Another patient was 72 and was suffering from overactive bladder. She complained of urgency, incontinence, and frequency. She said that she needed to go to the restroom at least 15 times a day. After ruling out infections and taking an ultrasound of the bladder, the urethra, the abdomen, and the kidneys to rule out other possible problems, we decided to do laser treatment. She said that immediately after the first session, she had some minimal discomfort. But, after the second session, she said that she’d stopped taking the pills she used to control her bladder contractions. With this improvement with her continence, the problem had been solved. She’s happy now and can live a normal life according to the quality of life she used to have. She still leaks a minimal amount of urine, but she’s using the rest room no more than 5 to 6 times a day. This is very impressive for us.

Q: How large is the demand among patients for this type of procedure?

A:  I work in a huge urology clinic. We have at least 50 patients a day, and among them at least 3 or 4 patients would like to have one of these sessions. Even if they need surgery, we offer them the possibility of the non-surgical management of the condition.
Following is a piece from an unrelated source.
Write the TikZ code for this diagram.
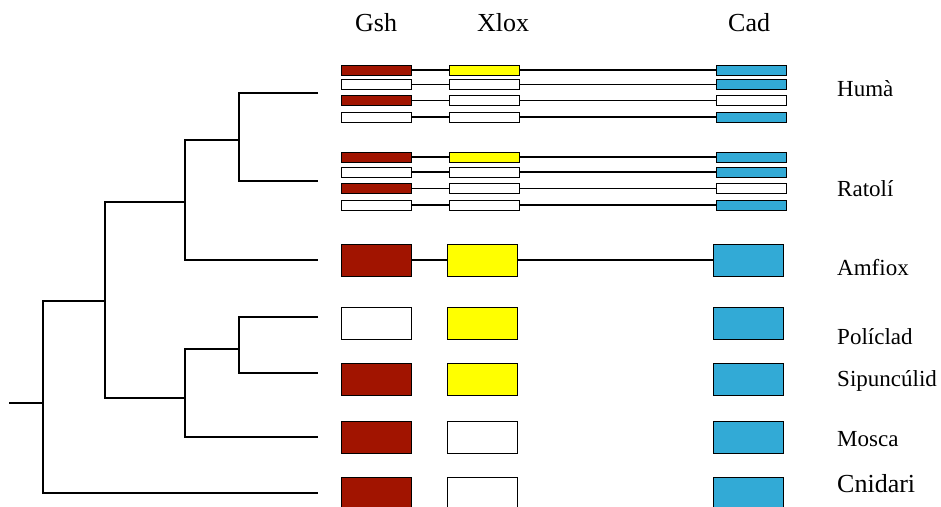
\documentclass[tikz,border=0pt]{standalone}
\usepackage{fontspec}
\setmainfont{Liberation Serif}
\definecolor{gshred}{RGB}{161,20,0}
\definecolor{xloxyellow}{RGB}{255,255,0}
\definecolor{cadblue}{RGB}{50,170,214}
\tikzset{
  gene/.style={draw=black, line width=1pt, inner sep=0pt, minimum width=70pt},
  smallbar/.style={gene, minimum height=10pt},
  bigbox/.style={gene, minimum height=32pt},
  link/.style={line width=1.4pt},
  branch/.style={line width=2pt},
  taxon/.style={anchor=base west, inner sep=0pt, font=\fontsize{23}{27}\selectfont},
  header/.style={anchor=base west, inner sep=0pt, font=\fontsize{26}{30}\selectfont},
}
\begin{document}
\begin{tikzpicture}[x=1pt,y=-1pt]
\useasboundingbox (0,0) rectangle (941,506);
% headers
\node[header] (hG) at (355,31) {Gsh};
\node[header] (hX) at (477,31) {Xlox};
\node[header] (hC) at (728,31) {Cad};
% small bars (human and mouse)
\foreach \p/\r/\y/\fg/\fx/\fc in {
  H/1/70/gshred/xloxyellow/cadblue, H/2/84.3/white/white/cadblue,
  H/3/100.5/gshred/white/white, H/4/117/white/white/cadblue,
  R/1/157/gshred/xloxyellow/cadblue, R/2/172/white/white/cadblue,
  R/3/188.5/gshred/white/white, R/4/205/white/white/cadblue} {
  \node[smallbar, fill=\fg] (\p\r-g) at (376,\y) {};
  \node[smallbar, fill=\fx] (\p\r-x) at (484,\y) {};
  \node[smallbar, fill=\fc] (\p\r-c) at (751,\y) {};
  \draw[link] (\p\r-g) -- (\p\r-x) -- (\p\r-c);
}
% big boxes
\foreach \p/\y/\fg/\fx/\fc in {
  A/260/gshred/xloxyellow/cadblue, P/323/white/xloxyellow/cadblue,
  S/379/gshred/xloxyellow/cadblue, M/437/gshred/white/cadblue,
  C/493/gshred/white/cadblue} {
  \node[bigbox, fill=\fg] (\p-g) at (376,\y) {};
  \node[bigbox, fill=\fx] (\p-x) at (482,\y) {};
  \node[bigbox, fill=\fc] (\p-c) at (748,\y) {};
}
\draw[link] (A-g) -- (A-x) -- (A-c);
% taxa
\node[taxon] (tH) at (837,96) {Humà};
\node[taxon] (tR) at (837,196.7) {Ratolí};
\node[taxon] (tA) at (837,275) {Amfiox};
\node[taxon] (tP) at (837,344.3) {Políclad};
\node[taxon] (tS) at (837,386.7) {Sipuncúlid};
\node[taxon] (tM) at (837,446.7) {Mosca};
\node[taxon, font=\fontsize{26}{30}\selectfont] (tC) at (837,492.7) {Cnidari};
% tree
\coordinate (stub) at (9,403.3);
\coordinate (r) at (43.3,403.3);
\coordinate (a) at (105.3,300.7);
\coordinate (b) at (185,201.7);
\coordinate (c) at (238.7,140);
\coordinate (d) at (185,398.3);
\coordinate (e) at (238.5,348.7);
\coordinate (lH) at (318,93.3);
\coordinate (lR) at (318,181);
\coordinate (lA) at (318,260);
\coordinate (lP) at (318,316.7);
\coordinate (lS) at (318,373.3);
\coordinate (lM) at (318,436.7);
\coordinate (lC) at (318,493.3);
\draw[branch] (stub) -- (r);
\draw[branch] (a) -| (r) |- (lC);
\draw[branch] (b) -| (a) |- (d);
\draw[branch] (c) -| (b) |- (lA);
\draw[branch] (lH) -| (c) |- (lR);
\draw[branch] (e) -| (d) |- (lM);
\draw[branch] (lP) -| (e) |- (lS);
\end{tikzpicture}
\end{document}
We can delay surgery. We can prepare the mucosa for surgery. Or, we can combine surgery with lasers to improve the urethra.

Until now, we have waited for our patients to exhibit symptoms before giving them any treatment. We’ve waited for bleeding, pain, and itching before prescribing estrogen. No gynecologist would wait until you had full osteoporosis before taking steps to try to improve your bone mass. And, now it’s that way with urinary symptoms. With this laser treatment, within one year, we can have patients totally free from suffering this part of the aging process.